Ezra Koenig: letting the music do the talking. Photograph: Sophia Evans/The Observer

The loss of Batmanglij and a move to the west coast paved the way for Koenig to throw open Vampire Weekend to fresh influences. Clad in a tie-dye T-shirt and board shorts, as though impervious to the drear of London in November, is live guitarist Brian Robert Jones. Emblematic of the band’s LA rebirth, and taking on the role of album guest Steve Lacy, Jones adds the lysergic guitar sunshine of the Grateful Dead and Jimi Hendrix to this most east coast of bands. Vampire Weekend were, once, perhaps, the very definition of an uptight band – not any more. From the guitar solos to the beach balls, there is the feeling of hair being let down, of beds unmade, of warm layers cast aside.

As ever, Koenig doesn’t really say much, other than to note the passage of nine years since Vampire Weekend last played here, and to take requests at the end. (Diplomat’s Son, and a 2008 song called Ottoman, from a film soundtrack). The band’s music, it follows, does even more talking than usual – although some reports of Vampire Weekend turning into a “jam band” on this tour have been exaggerated.

On New Dorp, New York – a SBTRKT track to which Koenig lent vocals back in 2014 – the band achieve the first of several lift-offs. Jones’s guitar work turns gnarly, before the band pivot to dancefloor space-funk.

Even more beautiful is Sunflower, where Koenig and Jones’s guitars face off against one another, doubling up on the song’s intricate guitar figure. It eventually climaxes in a blues-rock choogle that lends this version the nickname “Stoneflower”.

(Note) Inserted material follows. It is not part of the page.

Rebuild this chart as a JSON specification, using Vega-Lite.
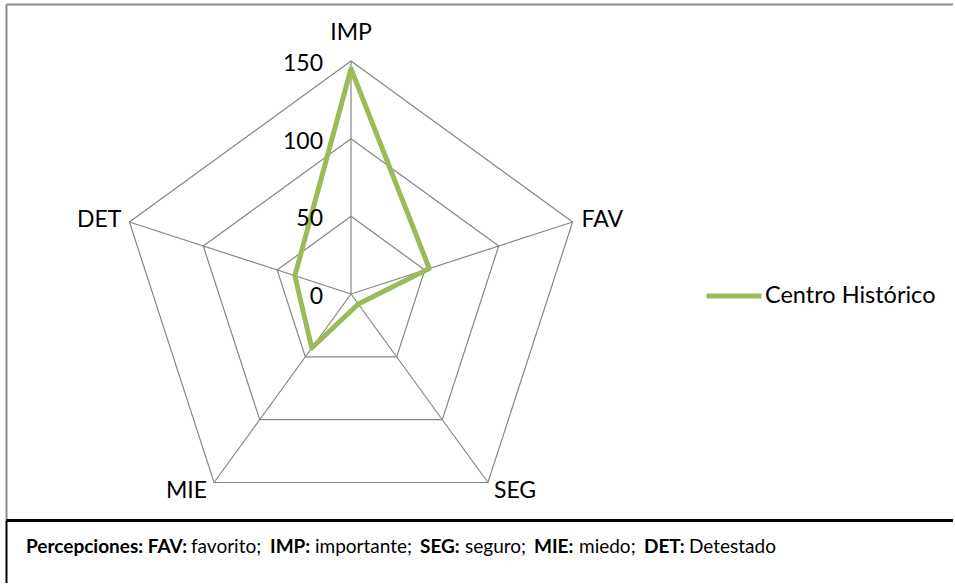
{
  "$schema": "https://vega.github.io/schema/vega-lite/v6.json",
  "background": "white",
  "padding": {"left": 6, "top": 4, "right": 0, "bottom": 0},
  "spacing": 0,
  "config": {
    "font": "Lato",
    "view": {"stroke": null},
    "text": {"font": "Lato", "fontSize": 23, "color": "#000000"},
    "axis": {"labels": false, "ticks": false, "grid": false, "minExtent": 0, "maxExtent": 0}
  },
  "resolve": {"scale": {"x": "independent", "y": "independent"}, "axis": {"x": "independent", "y": "independent"}},
  "datasets": {
    "ejes": [
      {"eje": "IMP", "i": 0},
      {"eje": "FAV", "i": 1},
      {"eje": "SEG", "i": 2},
      {"eje": "MIE", "i": 3},
      {"eje": "DET", "i": 4}
    ],
    "anillos": [
      {"anillo": 50, "i": [0, 1, 2, 3, 4]},
      {"anillo": 100, "i": [0, 1, 2, 3, 4]},
      {"anillo": 150, "i": [0, 1, 2, 3, 4]}
    ],
    "centro": [
      {"eje": "IMP", "i": 0, "valor": 145, "serie": "Centro Histórico"},
      {"eje": "FAV", "i": 1, "valor": 53, "serie": "Centro Histórico"},
      {"eje": "SEG", "i": 2, "valor": 8, "serie": "Centro Histórico"},
      {"eje": "MIE", "i": 3, "valor": 43, "serie": "Centro Histórico"},
      {"eje": "DET", "i": 4, "valor": 38, "serie": "Centro Histórico"}
    ],
    "escala": [{"v": 0}, {"v": 50}, {"v": 100}, {"v": 150}],
    "nota": [
      {"n": 0, "texto": "Percepciones: FAV:", "peso": "bold"},
      {"n": 1, "texto": "favorito;", "peso": "normal"},
      {"n": 2, "texto": "IMP:", "peso": "bold"},
      {"n": 3, "texto": "importante;", "peso": "normal"},
      {"n": 4, "texto": "SEG:", "peso": "bold"},
      {"n": 5, "texto": "seguro;", "peso": "normal"},
      {"n": 6, "texto": "MIE:", "peso": "bold"},
      {"n": 7, "texto": "miedo;", "peso": "normal"},
      {"n": 8, "texto": "DET:", "peso": "bold"},
      {"n": 9, "texto": "Detestado", "peso": "normal"}
    ]
  },
  "vconcat": [
    {
      "width": 947,
      "height": 516,
      "encoding": {
        "x": {"field": "x", "type": "quantitative", "scale": {"domain": [-222.11, 387.56], "nice": false, "zero": false}, "axis": {"orient": "top", "title": null, "domainColor": "#8c8c8c", "domainWidth": 2}},
        "y": {"field": "y", "type": "quantitative", "scale": {"domain": [-145.50, 186.70], "nice": false, "zero": false}, "axis": {"orient": "left", "title": null, "domainColor": "#8c8c8c", "domainWidth": 2}}
      },
      "layer": [
        {
          "data": {"name": "anillos"},
          "transform": [
            {"flatten": ["i"]},
            {"calculate": "datum.i*2*PI/5", "as": "ang"},
            {"calculate": "datum.anillo*sin(datum.ang)", "as": "x"},
            {"calculate": "datum.anillo*cos(datum.ang)", "as": "y"}
          ],
          "mark": {"type": "line", "interpolate": "linear-closed", "stroke": "#868686", "strokeWidth": 1.2},
          "encoding": {"detail": {"field": "anillo", "type": "nominal"}, "order": {"field": "i", "type": "quantitative"}}
        },
        {
          "data": {"name": "ejes"},
          "transform": [
            {"calculate": "datum.i*2*PI/5", "as": "ang"},
            {"calculate": "150*sin(datum.ang)", "as": "x"},
            {"calculate": "150*cos(datum.ang)", "as": "y"}
          ],
          "mark": {"type": "rule", "stroke": "#868686", "strokeWidth": 1.2},
          "encoding": {"x2": {"datum": 0}, "y2": {"datum": 0}}
        },
        {
          "data": {"name": "centro"},
          "transform": [
            {"calculate": "datum.i*2*PI/5", "as": "ang"},
            {"calculate": "datum.valor*sin(datum.ang)", "as": "x"},
            {"calculate": "datum.valor*cos(datum.ang)", "as": "y"}
          ],
          "mark": {"type": "line", "interpolate": "linear-closed", "strokeWidth": 5, "strokeJoin": "round"},
          "encoding": {
            "color": {"field": "serie", "type": "nominal", "scale": {"range": ["#9BBB59"]},
              "legend": {"orient": "none", "legendX": 698, "legendY": 262, "title": null, "symbolType": "stroke", "symbolSize": 3025, "symbolStrokeWidth": 5, "labelFontSize": 23.5, "labelFont": "Lato", "labelColor": "#000000", "labelOffset": 1, "labelLimit": 400, "padding": 0}},
            "order": {"field": "i", "type": "quantitative"}
          }
        },
        {
          "data": {"name": "ejes"},
          "transform": [
            {"filter": "datum.eje == 'IMP'"},
            {"calculate": "datum.i*2*PI/5", "as": "ang"},
            {"calculate": "150*sin(datum.ang)", "as": "x"},
            {"calculate": "150*cos(datum.ang)", "as": "y"}
          ],
          "mark": {"type": "text", "align": "center", "baseline": "middle", "dy": -28},
          "encoding": {"text": {"field": "eje"}}
        },
        {
          "data": {"name": "ejes"},
          "transform": [
            {"filter": "datum.eje == 'FAV'"},
            {"calculate": "datum.i*2*PI/5", "as": "ang"},
            {"calculate": "150*sin(datum.ang)", "as": "x"},
            {"calculate": "150*cos(datum.ang)", "as": "y"}
          ],
          "mark": {"type": "text", "align": "left", "baseline": "middle", "dx": 9, "dy": -2},
          "encoding": {"text": {"field": "eje"}}
        },
        {
          "data": {"name": "ejes"},
          "transform": [
            {"filter": "datum.eje == 'SEG'"},
            {"calculate": "datum.i*2*PI/5", "as": "ang"},
            {"calculate": "150*sin(datum.ang)", "as": "x"},
            {"calculate": "150*cos(datum.ang)", "as": "y"}
          ],
          "mark": {"type": "text", "align": "left", "baseline": "middle", "dx": 6, "dy": 9},
          "encoding": {"text": {"field": "eje"}}
        },
        {
          "data": {"name": "ejes"},
          "transform": [
            {"filter": "datum.eje == 'MIE'"},
            {"calculate": "datum.i*2*PI/5", "as": "ang"},
            {"calculate": "150*sin(datum.ang)", "as": "x"},
            {"calculate": "150*cos(datum.ang)", "as": "y"}
          ],
          "mark": {"type": "text", "align": "right", "baseline": "middle", "dx": -7, "dy": 9},
          "encoding": {"text": {"field": "eje"}}
        },
        {
          "data": {"name": "ejes"},
          "transform": [
            {"filter": "datum.eje == 'DET'"},
            {"calculate": "datum.i*2*PI/5", "as": "ang"},
            {"calculate": "150*sin(datum.ang)", "as": "x"},
            {"calculate": "150*cos(datum.ang)", "as": "y"}
          ],
          "mark": {"type": "text", "align": "right", "baseline": "middle", "dx": -8, "dy": -2},
          "encoding": {"text": {"field": "eje"}}
        },
        {
          "data": {"name": "escala"},
          "transform": [
            {"calculate": "0", "as": "x"},
            {"calculate": "datum.v", "as": "y"}
          ],
          "mark": {"type": "text", "align": "right", "baseline": "middle", "dx": -28, "dy": 3},
          "encoding": {"text": {"field": "v", "type": "quantitative"}}
        }
      ]
    },
    {
      "width": 947,
      "height": 63,
      "data": {"name": "nota"},
      "encoding": {
        "x": {"datum": 0, "type": "quantitative", "scale": {"domain": [0, 1]}, "axis": {"orient": "top", "title": null, "domainColor": "#000000", "domainWidth": 3}},
        "y": {"datum": 1, "type": "quantitative", "scale": {"domain": [0, 1]}, "axis": {"orient": "left", "title": null, "domainColor": "#000000", "domainWidth": 2}},
        "text": {"field": "texto"}
      },
      "layer": [
        {"transform": [{"filter": "datum.n == 0"}], "mark": {"type": "text", "align": "left", "baseline": "middle", "dx": 20, "dy": 27, "fontSize": 19, "fontWeight": "bold"}},
        {"transform": [{"filter": "datum.n == 1"}], "mark": {"type": "text", "align": "left", "baseline": "middle", "dx": 185, "dy": 27, "fontSize": 19, "fontWeight": "normal"}},
        {"transform": [{"filter": "datum.n == 2"}], "mark": {"type": "text", "align": "left", "baseline": "middle", "dx": 264, "dy": 27, "fontSize": 19, "fontWeight": "bold"}},
        {"transform": [{"filter": "datum.n == 3"}], "mark": {"type": "text", "align": "left", "baseline": "middle", "dx": 309, "dy": 27, "fontSize": 19, "fontWeight": "normal"}},
        {"transform": [{"filter": "datum.n == 4"}], "mark": {"type": "text", "align": "left", "baseline": "middle", "dx": 414, "dy": 27, "fontSize": 19, "fontWeight": "bold"}},
        {"transform": [{"filter": "datum.n == 5"}], "mark": {"type": "text", "align": "left", "baseline": "middle", "dx": 459, "dy": 27, "fontSize": 19, "fontWeight": "normal"}},
        {"transform": [{"filter": "datum.n == 6"}], "mark": {"type": "text", "align": "left", "baseline": "middle", "dx": 528, "dy": 27, "fontSize": 19, "fontWeight": "bold"}},
        {"transform": [{"filter": "datum.n == 7"}], "mark": {"type": "text", "align": "left", "baseline": "middle", "dx": 573, "dy": 27, "fontSize": 19, "fontWeight": "normal"}},
        {"transform": [{"filter": "datum.n == 8"}], "mark": {"type": "text", "align": "left", "baseline": "middle", "dx": 638, "dy": 27, "fontSize": 19, "fontWeight": "bold"}},
        {"transform": [{"filter": "datum.n == 9"}], "mark": {"type": "text", "align": "left", "baseline": "middle", "dx": 683, "dy": 27, "fontSize": 19, "fontWeight": "normal"}}
      ]
    }
  ]
}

More playful yet is 2021, the most pristine electronic track on Father of the Bride, rendered more resonantly tonight, with the added fun of Koenig singing into a talkbox. And who could predict that Jerusalem, New York, Berlin would end up as a full-on rave? It is, after all, a sombre song about the Balfour declaration, and cities significant to the Jewish diaspora. The take-home tonight from this sunnier Vampire Weekend seems to be that even over-thinkers need to cut loose and kick some inflatables about – that music can deliver succour.